The stock market has been reserved for elite and knowledgeable investors for much of its history. Throughout its life, the common consumer wasn’t heavily involved with the market, and a majority of investors consisted of large hedge fund managers and financial advisors.
It wasn’t until recently that investing has become more accessible for the masses.
A lot of the reason that it has, is because of consumer-based investment platforms. There are a few of these platforms, but the most notable, especially in recent times, is Robinhood.
Today’s article is going to talk about the origin story of this exciting (and somewhat questionable) investment platform.
Meet The Founders.
The story of Robinhood begins back in the summer of 2005. Two friends, Vladimir Tenev and Baiju Bhatt met as undergraduates studying mathematics at Stanford University in California.
Tenev was the son of two World Bank staffers, but he decided to pursue a degree in math because he found it interesting that 100% of your mental energy could theoretically be 100% productive when doing math. Bhatt, on the other hand, decided to go down the finance route from the start and began playing around in the industry from a fairly young age.
In 2011, he had begun pursuing a career working on creating high-frequency trading software for professionals on wall street, while Tenev transferred to UCLA to pursue a Ph.D. in mathematics. This didn’t last long, however, and Tenev decided to drop out and join Bhatt with his trading software endeavor.
The Initial Partnership.
The duo rented a small house in San Francisco and worked together to create trading systems. These systems were not consumer-oriented like Robinhood or eTrade is today, but instead, they were aimed at helping banks write and determine trading strategies.
They went on to test their products in New York City on Wall Street and quickly realized that much of the software and many of the practices that were being used were extremely outdated and inefficient and that there was a lot of room for improvement in this huge industry.
Their products were used to connect trading markets all around the world and to use the information from each of these markets to determine the best strategies for banks. It was definitely a step in the right direction but it was most definitely not the full extent of what these two would do.
Occupy Wall Street.
Later that year, in 2011, the financial markets would be exposed on a scale unlike anything else that had ever happened and it would lead to the inspiration for Robinhood as we know it.
Around this time there was a popular movement spreading across the United States known as the Occupy Wall Street movement. This was a group of coordinated protests designed to bring light to the corporate corruption, wealth inequality, and manipulation that was taking place across America.
Everyone lost faith in the financial markets and showed it with gatherings of thousands of people. Things were looking bad for the United States financial system but Vlad and his co-founder had an idea.
With the newfound distrust in the financial system, these two friends had inspiration for an idea to democratize trading. They realized that people lost trust due to the fact that hedge fund managers and huge investors had access to tools that were not available to the public and used their power to make insane returns on their investments.
It was time for them to create a new set of tools, not for the powerful, but for the people. It was time to make investing easy and accessible by anyone.
The Birth of Robinhood.
They began work on the Robinhood app and within a year they had a product that was complete enough to announce to the public and get approval by the SEC.
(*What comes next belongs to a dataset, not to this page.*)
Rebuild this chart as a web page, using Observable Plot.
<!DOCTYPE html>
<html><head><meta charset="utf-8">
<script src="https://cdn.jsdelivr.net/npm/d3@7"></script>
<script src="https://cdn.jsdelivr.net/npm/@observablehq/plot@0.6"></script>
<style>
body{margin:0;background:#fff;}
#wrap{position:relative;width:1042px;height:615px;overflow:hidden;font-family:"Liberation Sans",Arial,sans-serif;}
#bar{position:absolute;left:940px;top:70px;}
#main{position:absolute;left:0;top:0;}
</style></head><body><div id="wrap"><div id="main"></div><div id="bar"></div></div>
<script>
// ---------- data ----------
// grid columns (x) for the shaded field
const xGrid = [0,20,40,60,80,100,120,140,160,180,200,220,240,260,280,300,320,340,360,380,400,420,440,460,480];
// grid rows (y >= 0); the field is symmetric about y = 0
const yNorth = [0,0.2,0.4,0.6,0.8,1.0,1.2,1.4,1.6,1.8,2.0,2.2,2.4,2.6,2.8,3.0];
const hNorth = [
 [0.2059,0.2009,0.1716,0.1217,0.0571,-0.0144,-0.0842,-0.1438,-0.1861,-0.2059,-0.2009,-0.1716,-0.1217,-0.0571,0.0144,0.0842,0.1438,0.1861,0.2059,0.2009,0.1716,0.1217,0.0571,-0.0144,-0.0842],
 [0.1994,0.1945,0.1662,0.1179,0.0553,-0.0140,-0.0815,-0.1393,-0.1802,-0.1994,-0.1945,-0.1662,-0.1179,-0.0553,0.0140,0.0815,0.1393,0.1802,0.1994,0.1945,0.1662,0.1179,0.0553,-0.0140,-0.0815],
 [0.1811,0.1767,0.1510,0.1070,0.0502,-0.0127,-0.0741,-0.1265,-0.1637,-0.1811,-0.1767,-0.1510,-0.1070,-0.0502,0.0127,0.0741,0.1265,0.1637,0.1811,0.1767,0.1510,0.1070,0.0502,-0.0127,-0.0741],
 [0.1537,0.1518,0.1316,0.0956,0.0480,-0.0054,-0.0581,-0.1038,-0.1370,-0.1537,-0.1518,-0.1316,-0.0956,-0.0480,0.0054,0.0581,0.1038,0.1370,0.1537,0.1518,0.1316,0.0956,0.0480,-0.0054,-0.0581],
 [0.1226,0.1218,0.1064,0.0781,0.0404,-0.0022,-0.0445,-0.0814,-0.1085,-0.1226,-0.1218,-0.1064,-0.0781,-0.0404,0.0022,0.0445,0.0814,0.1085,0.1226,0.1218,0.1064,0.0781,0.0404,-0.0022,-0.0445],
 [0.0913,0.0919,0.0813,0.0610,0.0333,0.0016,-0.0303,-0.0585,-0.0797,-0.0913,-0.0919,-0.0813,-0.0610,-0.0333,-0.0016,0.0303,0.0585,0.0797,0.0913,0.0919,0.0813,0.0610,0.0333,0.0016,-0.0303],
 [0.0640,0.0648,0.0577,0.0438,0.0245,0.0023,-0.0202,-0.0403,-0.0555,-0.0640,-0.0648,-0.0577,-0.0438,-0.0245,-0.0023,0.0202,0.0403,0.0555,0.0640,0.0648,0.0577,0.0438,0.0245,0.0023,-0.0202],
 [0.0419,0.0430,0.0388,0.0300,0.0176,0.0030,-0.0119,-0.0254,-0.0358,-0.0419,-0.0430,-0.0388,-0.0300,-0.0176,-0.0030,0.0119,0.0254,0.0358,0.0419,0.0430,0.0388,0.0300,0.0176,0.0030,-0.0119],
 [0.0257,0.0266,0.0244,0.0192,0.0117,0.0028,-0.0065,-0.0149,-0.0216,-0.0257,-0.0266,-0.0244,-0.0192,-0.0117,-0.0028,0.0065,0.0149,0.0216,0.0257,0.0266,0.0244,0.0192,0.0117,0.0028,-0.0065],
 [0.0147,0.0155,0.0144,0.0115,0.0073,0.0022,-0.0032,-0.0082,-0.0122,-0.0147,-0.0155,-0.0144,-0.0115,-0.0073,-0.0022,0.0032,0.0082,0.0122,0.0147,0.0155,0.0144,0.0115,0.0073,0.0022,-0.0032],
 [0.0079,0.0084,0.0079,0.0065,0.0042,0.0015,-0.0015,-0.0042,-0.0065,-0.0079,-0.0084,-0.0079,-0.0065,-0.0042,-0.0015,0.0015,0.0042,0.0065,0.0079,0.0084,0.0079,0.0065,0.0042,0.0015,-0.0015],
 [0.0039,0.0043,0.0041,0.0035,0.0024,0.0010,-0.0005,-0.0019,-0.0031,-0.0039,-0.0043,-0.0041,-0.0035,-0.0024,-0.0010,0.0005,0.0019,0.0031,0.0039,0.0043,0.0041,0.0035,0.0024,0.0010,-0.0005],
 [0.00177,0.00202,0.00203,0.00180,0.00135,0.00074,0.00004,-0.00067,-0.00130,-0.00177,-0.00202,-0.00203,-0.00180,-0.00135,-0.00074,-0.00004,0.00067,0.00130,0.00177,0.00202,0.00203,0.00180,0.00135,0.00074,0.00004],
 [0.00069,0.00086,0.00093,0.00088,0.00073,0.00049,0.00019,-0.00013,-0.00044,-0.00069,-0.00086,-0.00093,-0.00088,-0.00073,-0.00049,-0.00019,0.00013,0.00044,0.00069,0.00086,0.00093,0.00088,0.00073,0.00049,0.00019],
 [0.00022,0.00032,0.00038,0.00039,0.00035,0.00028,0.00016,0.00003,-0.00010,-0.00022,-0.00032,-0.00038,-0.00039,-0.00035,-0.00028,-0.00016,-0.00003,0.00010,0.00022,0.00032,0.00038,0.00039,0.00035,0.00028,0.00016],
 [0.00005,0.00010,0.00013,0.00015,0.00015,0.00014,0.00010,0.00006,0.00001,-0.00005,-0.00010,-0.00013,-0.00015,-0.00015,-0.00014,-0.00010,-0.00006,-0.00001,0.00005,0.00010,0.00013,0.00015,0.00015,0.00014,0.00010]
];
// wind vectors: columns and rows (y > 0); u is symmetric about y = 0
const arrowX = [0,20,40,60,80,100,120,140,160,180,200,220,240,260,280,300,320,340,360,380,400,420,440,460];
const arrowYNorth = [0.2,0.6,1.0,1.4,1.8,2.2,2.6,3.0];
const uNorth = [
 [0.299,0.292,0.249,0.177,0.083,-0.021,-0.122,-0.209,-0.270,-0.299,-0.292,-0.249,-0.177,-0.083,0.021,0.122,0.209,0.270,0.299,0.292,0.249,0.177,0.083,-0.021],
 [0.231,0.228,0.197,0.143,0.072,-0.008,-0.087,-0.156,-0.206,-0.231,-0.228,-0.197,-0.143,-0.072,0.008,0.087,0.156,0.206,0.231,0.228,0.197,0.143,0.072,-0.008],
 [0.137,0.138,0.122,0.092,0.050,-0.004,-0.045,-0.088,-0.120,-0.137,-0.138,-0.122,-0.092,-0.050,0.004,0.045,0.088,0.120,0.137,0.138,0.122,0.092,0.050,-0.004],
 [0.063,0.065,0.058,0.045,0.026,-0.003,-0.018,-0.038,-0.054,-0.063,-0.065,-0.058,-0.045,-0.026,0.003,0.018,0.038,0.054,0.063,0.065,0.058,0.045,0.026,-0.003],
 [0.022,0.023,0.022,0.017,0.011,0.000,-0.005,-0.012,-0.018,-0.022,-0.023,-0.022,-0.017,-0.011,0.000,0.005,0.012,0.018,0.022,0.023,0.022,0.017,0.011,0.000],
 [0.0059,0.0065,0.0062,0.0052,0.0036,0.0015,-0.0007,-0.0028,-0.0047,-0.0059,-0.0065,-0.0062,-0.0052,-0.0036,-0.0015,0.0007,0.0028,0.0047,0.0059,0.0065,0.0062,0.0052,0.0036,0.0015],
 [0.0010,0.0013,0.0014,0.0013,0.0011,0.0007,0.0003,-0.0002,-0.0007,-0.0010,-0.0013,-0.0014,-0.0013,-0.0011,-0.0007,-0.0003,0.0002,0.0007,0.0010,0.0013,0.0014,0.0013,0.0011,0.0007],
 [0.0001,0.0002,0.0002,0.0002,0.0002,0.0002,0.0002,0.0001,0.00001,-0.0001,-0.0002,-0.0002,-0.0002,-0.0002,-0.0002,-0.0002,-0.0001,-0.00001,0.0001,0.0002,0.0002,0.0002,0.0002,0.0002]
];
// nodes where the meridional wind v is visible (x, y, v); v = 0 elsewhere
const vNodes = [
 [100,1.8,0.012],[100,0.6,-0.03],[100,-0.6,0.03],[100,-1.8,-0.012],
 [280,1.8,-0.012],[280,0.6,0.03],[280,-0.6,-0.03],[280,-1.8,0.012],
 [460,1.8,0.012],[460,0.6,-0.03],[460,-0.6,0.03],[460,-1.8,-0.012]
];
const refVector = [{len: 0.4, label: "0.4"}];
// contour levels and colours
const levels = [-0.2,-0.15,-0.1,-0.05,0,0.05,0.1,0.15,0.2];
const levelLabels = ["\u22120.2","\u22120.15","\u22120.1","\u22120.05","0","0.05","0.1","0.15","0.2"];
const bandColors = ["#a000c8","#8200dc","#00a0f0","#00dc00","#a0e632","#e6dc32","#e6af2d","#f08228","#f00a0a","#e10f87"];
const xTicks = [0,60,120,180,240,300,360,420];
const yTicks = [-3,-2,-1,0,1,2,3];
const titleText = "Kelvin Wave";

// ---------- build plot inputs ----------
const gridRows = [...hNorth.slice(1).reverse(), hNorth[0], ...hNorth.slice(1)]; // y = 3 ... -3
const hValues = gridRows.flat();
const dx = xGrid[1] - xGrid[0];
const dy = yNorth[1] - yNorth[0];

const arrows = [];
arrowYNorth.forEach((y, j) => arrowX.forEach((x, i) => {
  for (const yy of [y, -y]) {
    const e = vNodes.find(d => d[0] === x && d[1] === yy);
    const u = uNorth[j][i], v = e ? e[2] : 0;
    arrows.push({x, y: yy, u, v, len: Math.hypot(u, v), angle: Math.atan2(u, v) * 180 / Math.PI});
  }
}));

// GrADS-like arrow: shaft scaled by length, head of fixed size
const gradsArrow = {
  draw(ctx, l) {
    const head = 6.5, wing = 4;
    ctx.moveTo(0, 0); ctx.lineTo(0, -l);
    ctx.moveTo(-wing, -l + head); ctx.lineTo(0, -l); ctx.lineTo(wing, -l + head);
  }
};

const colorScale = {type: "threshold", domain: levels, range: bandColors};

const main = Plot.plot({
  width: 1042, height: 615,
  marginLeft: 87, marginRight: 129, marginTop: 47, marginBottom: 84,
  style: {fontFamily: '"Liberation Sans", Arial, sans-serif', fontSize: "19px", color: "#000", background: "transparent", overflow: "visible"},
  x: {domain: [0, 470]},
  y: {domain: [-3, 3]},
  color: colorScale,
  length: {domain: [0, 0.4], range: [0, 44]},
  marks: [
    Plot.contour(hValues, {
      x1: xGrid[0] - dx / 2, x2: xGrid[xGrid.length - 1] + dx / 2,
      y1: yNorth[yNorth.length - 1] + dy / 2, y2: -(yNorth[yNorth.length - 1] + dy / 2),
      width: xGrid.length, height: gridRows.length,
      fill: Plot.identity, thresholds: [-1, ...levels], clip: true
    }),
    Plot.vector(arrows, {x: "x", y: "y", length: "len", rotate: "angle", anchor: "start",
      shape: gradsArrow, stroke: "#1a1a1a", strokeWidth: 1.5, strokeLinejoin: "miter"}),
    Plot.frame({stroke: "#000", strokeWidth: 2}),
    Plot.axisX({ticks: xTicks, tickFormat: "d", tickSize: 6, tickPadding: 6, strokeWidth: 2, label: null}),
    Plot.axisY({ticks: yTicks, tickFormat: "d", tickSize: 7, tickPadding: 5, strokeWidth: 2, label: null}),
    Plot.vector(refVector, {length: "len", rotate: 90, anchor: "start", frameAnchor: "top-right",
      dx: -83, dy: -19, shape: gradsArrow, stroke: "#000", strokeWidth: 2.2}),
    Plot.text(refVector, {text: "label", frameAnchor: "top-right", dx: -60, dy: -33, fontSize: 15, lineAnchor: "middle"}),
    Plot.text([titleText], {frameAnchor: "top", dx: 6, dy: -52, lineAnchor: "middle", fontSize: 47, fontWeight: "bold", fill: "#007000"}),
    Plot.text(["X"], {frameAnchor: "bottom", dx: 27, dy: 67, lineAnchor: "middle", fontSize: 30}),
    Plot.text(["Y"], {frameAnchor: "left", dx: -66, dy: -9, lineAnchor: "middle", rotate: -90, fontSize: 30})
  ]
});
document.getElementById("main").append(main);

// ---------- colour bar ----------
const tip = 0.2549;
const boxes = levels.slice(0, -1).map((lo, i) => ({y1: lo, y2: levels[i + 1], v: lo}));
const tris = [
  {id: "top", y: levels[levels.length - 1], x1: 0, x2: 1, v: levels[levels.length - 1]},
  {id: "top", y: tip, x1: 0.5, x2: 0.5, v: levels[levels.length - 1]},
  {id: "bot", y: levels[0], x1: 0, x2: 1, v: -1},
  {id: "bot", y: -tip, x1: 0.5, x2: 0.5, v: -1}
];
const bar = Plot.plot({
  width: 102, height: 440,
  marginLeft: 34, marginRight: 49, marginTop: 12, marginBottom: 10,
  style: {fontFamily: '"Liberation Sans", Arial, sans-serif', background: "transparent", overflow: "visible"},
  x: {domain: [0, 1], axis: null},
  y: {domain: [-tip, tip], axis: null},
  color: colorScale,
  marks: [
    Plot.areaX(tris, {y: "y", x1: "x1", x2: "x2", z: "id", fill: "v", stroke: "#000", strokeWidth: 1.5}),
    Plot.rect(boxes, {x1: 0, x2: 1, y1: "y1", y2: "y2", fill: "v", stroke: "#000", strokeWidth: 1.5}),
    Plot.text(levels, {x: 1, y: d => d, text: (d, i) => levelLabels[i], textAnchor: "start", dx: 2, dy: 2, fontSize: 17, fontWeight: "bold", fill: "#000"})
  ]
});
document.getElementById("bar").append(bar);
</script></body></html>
They started creating hype by restricting access to the product and building up a waitlist of over 50,000 people.
Then, with a genius marketing move, they increased the hype by allowing people who invited their friends to move up to a higher position in the list. It created a great word-of-mouth marketing campaign and by the time the app made it to the Apple app store in 2014, they had a waitlist of over 1,000,000 people.
Over ⅔ of Robinhood’s list were people who were referred by their friends, which is an insane number for a tech startup in an industry that people didn’t really understand.
Creating a useful product isn’t enough when it comes to actual success as a company. Especially in mobile apps, where user attention is extremely low and people are often distracted by millions of other potential apps, design is very important.
This is where Robinhood shined.
They were the first financial app to win an Apple design award and everything about their app screamed “good consumer experience”. It was extremely stimulating and rewarding to use and this good design helped it to grow even faster.
How Robinhood Makes Money.
When you purchase a stock on Robinhood, the company isn’t the one who gives you the shares that you purchase. They send your stock order to a different party for execution since they don’t have the right to give you a share of a stock that isn’t theirs.
So, people known as market makers hold these shares of stocks and give them to you, through Robinhood or other brokerages, in exchange for the amount you purchased the stock for.
Robinhood makes a majority of its money by using a process known as payment for order flow. Instead of charging you a fee upfront, they get a commission for each sale that they direct to these market makers. So, for Robinhood bringing these market makers their business, Robinhood gets a small kickback and that is how they make their money.
They also make money from the Robinhood gold subscription, where users get access to higher-level market data and reports, as well as through loans of cash balances and stock margin.
Each of these monetization methods has caused Robinhood to have a worth of over 11.7 billion dollars and to become one of the fastest-growing investment platforms on the internet. Their success story is amazing, and, even with some of their questionable decisions in recent months, they are on track to become even bigger and eventually go public on the stock market.